STATED EXERCISE
Determine the number of lines that have the string "with" in them, and give only that number.

** begin GIVEN RECORDS **

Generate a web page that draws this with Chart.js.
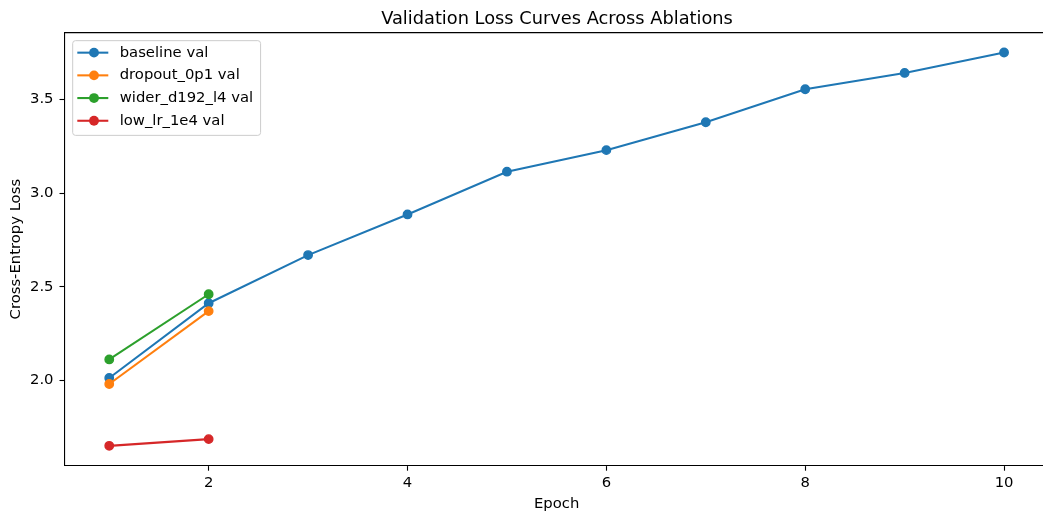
<!DOCTYPE html>
<html>
<head>
<meta charset="utf-8">
<script src="https://cdn.jsdelivr.net/npm/chart.js@4/dist/chart.umd.min.js"></script>
<style>
  html, body { margin: 0; padding: 0; background: #fff; overflow: hidden; width: 1043px; height: 518px; }
  #wrap { width: 1114px; height: 518px; }
</style>
</head>
<body>
<div id="wrap"><canvas id="c" width="1114" height="518"></canvas></div>
<script>
// ---- data ----
const epochs = [1, 2, 3, 4, 5, 6, 7, 8, 9, 10];
const baselineVal = [2.013, 2.412, 2.669, 2.886, 3.114, 3.229, 3.378, 3.554, 3.641, 3.750];
const dropoutVal = [1.981, 2.370];
const widerVal = [2.112, 2.460];
const lowLrVal = [1.651, 1.687];
const seriesLabels = ['baseline val', 'dropout_0p1 val', 'wider_d192_l4 val', 'low_lr_1e4 val'];
const xTickValues = [2, 4, 6, 8, 10];
const yTickValues = [2.0, 2.5, 3.0, 3.5];
const chartTitle = 'Validation Loss Curves Across Ablations';
const xTitle = 'Epoch';
const yTitle = 'Cross-Entropy Loss';

const colors = ['#1f77b4', '#ff7f0e', '#2ca02c', '#d62728'];
const FONT = 'DejaVu Sans';
const FS = 14.8;

function toPoints(vals) {
  return vals.map((v, i) => ({ x: epochs[i], y: v }));
}

const allSeries = [baselineVal, dropoutVal, widerVal, lowLrVal];
const datasets = allSeries.map((vals, i) => ({
  label: seriesLabels[i],
  data: toPoints(vals),
  yAxisID: 'y',
  borderColor: colors[i],
  backgroundColor: colors[i],
  pointBackgroundColor: colors[i],
  pointBorderColor: colors[i],
  borderWidth: 2.08,
  pointRadius: 4.2,
  pointBorderWidth: 1.4,
  pointHoverRadius: 4.2,
  tension: 0,
  fill: false,
  order: allSeries.length - i
}));

const framePlugin = {
  id: 'frame',
  afterDraw(chart) {
    const ctx = chart.ctx;
    const a = chart.chartArea;
    ctx.save();
    // top and right spines (right one lies just past the visible window)
    ctx.strokeStyle = '#000';
    ctx.lineWidth = 1.1;
    ctx.beginPath();
    ctx.moveTo(a.left, a.top);
    ctx.lineTo(a.right, a.top);
    ctx.lineTo(a.right, a.bottom);
    ctx.stroke();

    // legend (matplotlib style, upper left)
    ctx.font = FS + 'px "' + FONT + '"';
    const ds = chart.data.datasets;
    let maxW = 0;
    ds.forEach(d => { maxW = Math.max(maxW, ctx.measureText(d.label).width); });
    const bx = a.left + 8.2, by = a.top + 8;
    const textX = bx + 47;
    const bw = (textX - bx) + maxW + 7.5;
    const rowH = 22.7;
    const firstY = by + 12;
    const bh = 12 + rowH * (ds.length - 1) + 14.6;
    const r = 2.8;
    ctx.beginPath();
    ctx.moveTo(bx + r, by);
    ctx.lineTo(bx + bw - r, by);
    ctx.arcTo(bx + bw, by, bx + bw, by + r, r);
    ctx.lineTo(bx + bw, by + bh - r);
    ctx.arcTo(bx + bw, by + bh, bx + bw - r, by + bh, r);
    ctx.lineTo(bx + r, by + bh);
    ctx.arcTo(bx, by + bh, bx, by + bh - r, r);
    ctx.lineTo(bx, by + r);
    ctx.arcTo(bx, by, bx + r, by, r);
    ctx.closePath();
    ctx.fillStyle = 'rgba(255,255,255,0.8)';
    ctx.fill();
    ctx.strokeStyle = '#cccccc';
    ctx.lineWidth = 1;
    ctx.stroke();

    ds.forEach((d, i) => {
      const y = firstY + i * rowH;
      ctx.strokeStyle = d.borderColor;
      ctx.lineWidth = 2.08;
      ctx.beginPath();
      ctx.moveTo(bx + 4.6, y);
      ctx.lineTo(bx + 35.6, y);
      ctx.stroke();
      ctx.fillStyle = d.borderColor;
      ctx.beginPath();
      ctx.arc(bx + 21.3, y, 4.9, 0, Math.PI * 2);
      ctx.fill();
      ctx.fillStyle = '#000';
      ctx.textAlign = 'left';
      ctx.textBaseline = 'middle';
      ctx.fillText(d.label, textX, y);
    });
    ctx.restore();
  }
};

new Chart(document.getElementById('c'), {
  type: 'line',
  data: { datasets },
  plugins: [framePlugin],
  options: {
    responsive: false,
    animation: false,
    devicePixelRatio: 1,
    layout: { padding: 0, autoPadding: false },
    plugins: {
      legend: { display: false },
      tooltip: { enabled: false },
      title: {
        display: true,
        text: chartTitle,
        color: '#000',
        font: { family: FONT, size: 17.8, weight: 'normal' },
        padding: { top: 8.4, bottom: 2.9 }
      }
    },
    scales: {
      x: {
        type: 'linear',
        min: 0.55,
        max: 10.45,
        afterBuildTicks(scale) { scale.ticks = xTickValues.map(v => ({ value: v })); },
        afterFit(scale) {
          scale.height = 52.3;
          scale.paddingLeft = 0;
          scale.paddingRight = 0;
        },
        ticks: {
          color: '#000',
          font: { family: FONT, size: FS },
          padding: 3.5,
          maxRotation: 0,
          autoSkip: false,
          callback: v => String(v)
        },
        grid: {
          display: true,
          drawOnChartArea: false,
          drawTicks: true,
          tickLength: 5,
          tickColor: '#000',
          tickWidth: 1.1
        },
        border: { display: true, color: '#000', width: 1.1 },
        title: {
          display: true,
          text: xTitle,
          color: '#000',
          font: { family: FONT, size: FS },
          padding: { top: 0, bottom: 5 }
        }
      },
      y: {
        type: 'linear',
        position: 'left',
        min: 1.545,
        max: 3.856,
        afterBuildTicks(scale) { scale.ticks = yTickValues.map(v => ({ value: v })); },
        afterFit(scale) {
          scale.width = 64.5;
          scale.paddingTop = 0;
          scale.paddingBottom = 0;
        },
        ticks: {
          color: '#000',
          font: { family: FONT, size: FS },
          padding: 6,
          autoSkip: false,
          callback: v => Number(v).toFixed(1)
        },
        grid: {
          display: true,
          drawOnChartArea: false,
          drawTicks: true,
          tickLength: 5,
          tickColor: '#000',
          tickWidth: 1.1
        },
        border: { display: true, color: '#000', width: 1.1 },
        title: {
          display: true,
          text: yTitle,
          color: '#000',
          font: { family: FONT, size: FS },
          padding: { top: 7.2, bottom: 0 }
        }
      },
      yRight: {
        type: 'linear',
        position: 'right',
        display: true,
        min: 1.545,
        max: 3.856,
        afterFit(scale) {
          scale.width = 65.2;
          scale.paddingTop = 0;
          scale.paddingBottom = 0;
        },
        ticks: { display: false },
        grid: { display: false, drawTicks: false },
        border: { display: false }
      }
    }
  }
});
</script>
</body>
</html>
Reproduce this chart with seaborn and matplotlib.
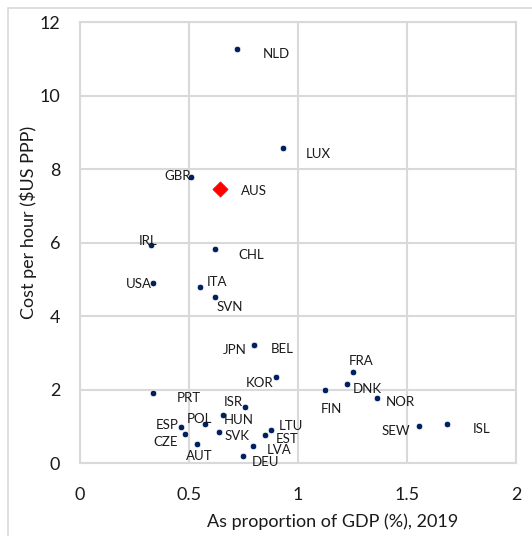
import numpy as np
import pandas as pd
import seaborn as sns
import matplotlib.pyplot as plt
from matplotlib.patches import Rectangle

# data
countries = ["NLD", "LUX", "GBR", "IRL", "CHL", "USA", "ITA", "SVN", "JPN", "BEL",
             "KOR", "PRT", "ISR", "HUN", "POL", "ESP", "CZE", "SVK", "LTU", "EST",
             "AUT", "LVA", "DEU", "FRA", "DNK", "FIN", "NOR", "SEW", "ISL"]
gdp_share = [0.72, 0.93, 0.51, 0.325, 0.62, 0.335, 0.553, 0.62, 0.80, 0.80,
             0.90, 0.335, 0.757, 0.655, 0.573, 0.463, 0.481, 0.637, 0.876, 0.848,
             0.536, 0.793, 0.747, 1.253, 1.225, 1.124, 1.363, 1.556, 1.684]
cost_per_hour = [11.28, 8.57, 7.80, 5.94, 5.83, 4.90, 4.79, 4.53, 3.22, 3.22,
                 2.34, 1.91, 1.53, 1.31, 1.07, 0.98, 0.80, 0.86, 0.92, 0.77,
                 0.54, 0.48, 0.21, 2.49, 2.17, 2.00, 1.79, 1.03, 1.08]
aus_name = ["AUS"]
aus_x = [0.645]
aus_y = [7.46]

# label offsets in pixels (dx, dy) relative to the point
label_offsets = {
    "NLD": (39, -5), "LUX": (36, -6), "GBR": (-13, 1), "IRL": (-3, 4),
    "CHL": (36, -6), "USA": (-14, -1), "ITA": (17, 5), "SVN": (15, -10),
    "JPN": (-20, -5), "BEL": (28, -4), "KOR": (-17, -6), "PRT": (36, -5),
    "ISR": (-12, 5), "HUN": (16, -5), "POL": (-5, 5), "ESP": (-14, 2),
    "CZE": (-19, -8), "SVK": (18, -4), "LTU": (20, 4), "EST": (22, -4),
    "AUT": (3, -12), "LVA": (26, -4), "DEU": (23, -6), "FRA": (8, 11),
    "DNK": (20, -5), "FIN": (6, -19), "NOR": (23, -4), "SEW": (-23, -5),
    "ISL": (34, -5), "AUS": (33, -2),
}

df = pd.DataFrame({"country": countries, "x": gdp_share, "y": cost_per_hour})
df_aus = pd.DataFrame({"country": aus_name, "x": aus_x, "y": aus_y})

sns.set_style("white")
plt.rcParams["font.family"] = ["Lato", "DejaVu Sans"]

fig = plt.figure(figsize=(5.32, 5.36), dpi=100)
ax = fig.add_axes([0.150, 0.1354, 0.820, 0.8228])

grid_col = "#d9d9d9"
text_col = "#1a1a1a"
sns.scatterplot(data=df, x="x", y="y", ax=ax, color="#002060", s=22,
                edgecolor="white", linewidth=0.5, zorder=3)
sns.scatterplot(data=df_aus, x="x", y="y", ax=ax, color="#ff0000", marker="D",
                s=60, edgecolor="#ff0000", linewidth=0.5, zorder=4)

all_pts = pd.concat([df, df_aus], ignore_index=True)
for row in all_pts.itertuples():
    dx, dy = label_offsets[row.country]
    ax.annotate(row.country, (row.x, row.y), xytext=(dx, dy), textcoords="offset pixels",
                ha="center", va="center", fontsize=9.5, color=text_col, zorder=5)

ax.set_xlim(0, 2)
ax.set_ylim(0, 12)
ax.set_xticks([0, 0.5, 1, 1.5, 2])
ax.set_xticklabels(["0", "0.5", "1", "1.5", "2"])
ax.set_yticks(range(0, 13, 2))
ax.grid(True, color=grid_col, linewidth=1.5)
ax.set_axisbelow(True)
for sp in ax.spines.values():
    sp.set_color(grid_col)
    sp.set_linewidth(1.5)
ax.tick_params(axis="both", length=0, labelsize=13, colors=text_col)
ax.tick_params(axis="x", pad=17)
ax.tick_params(axis="y", pad=14)
ax.set_xlabel("As proportion of GDP (%), 2019", fontsize=13, color=text_col)
ax.set_ylabel("Cost per hour ($US PPP)", fontsize=13, color=text_col)
ax.xaxis.set_label_coords(0.580, -0.113)
ax.yaxis.set_label_coords(-0.099, 0.546)

# chart-area border (only top and left edges fall inside the image)
fig.patches.append(Rectangle((8 / 532, -0.05), 1.0, 1.05 - 7.5 / 536,
                             transform=fig.transFigure, fill=False,
                             edgecolor=grid_col, linewidth=1.2))

fig.savefig("out.png", dpi=100)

** end GIVEN RECORDS **

ANSWER BELOW
2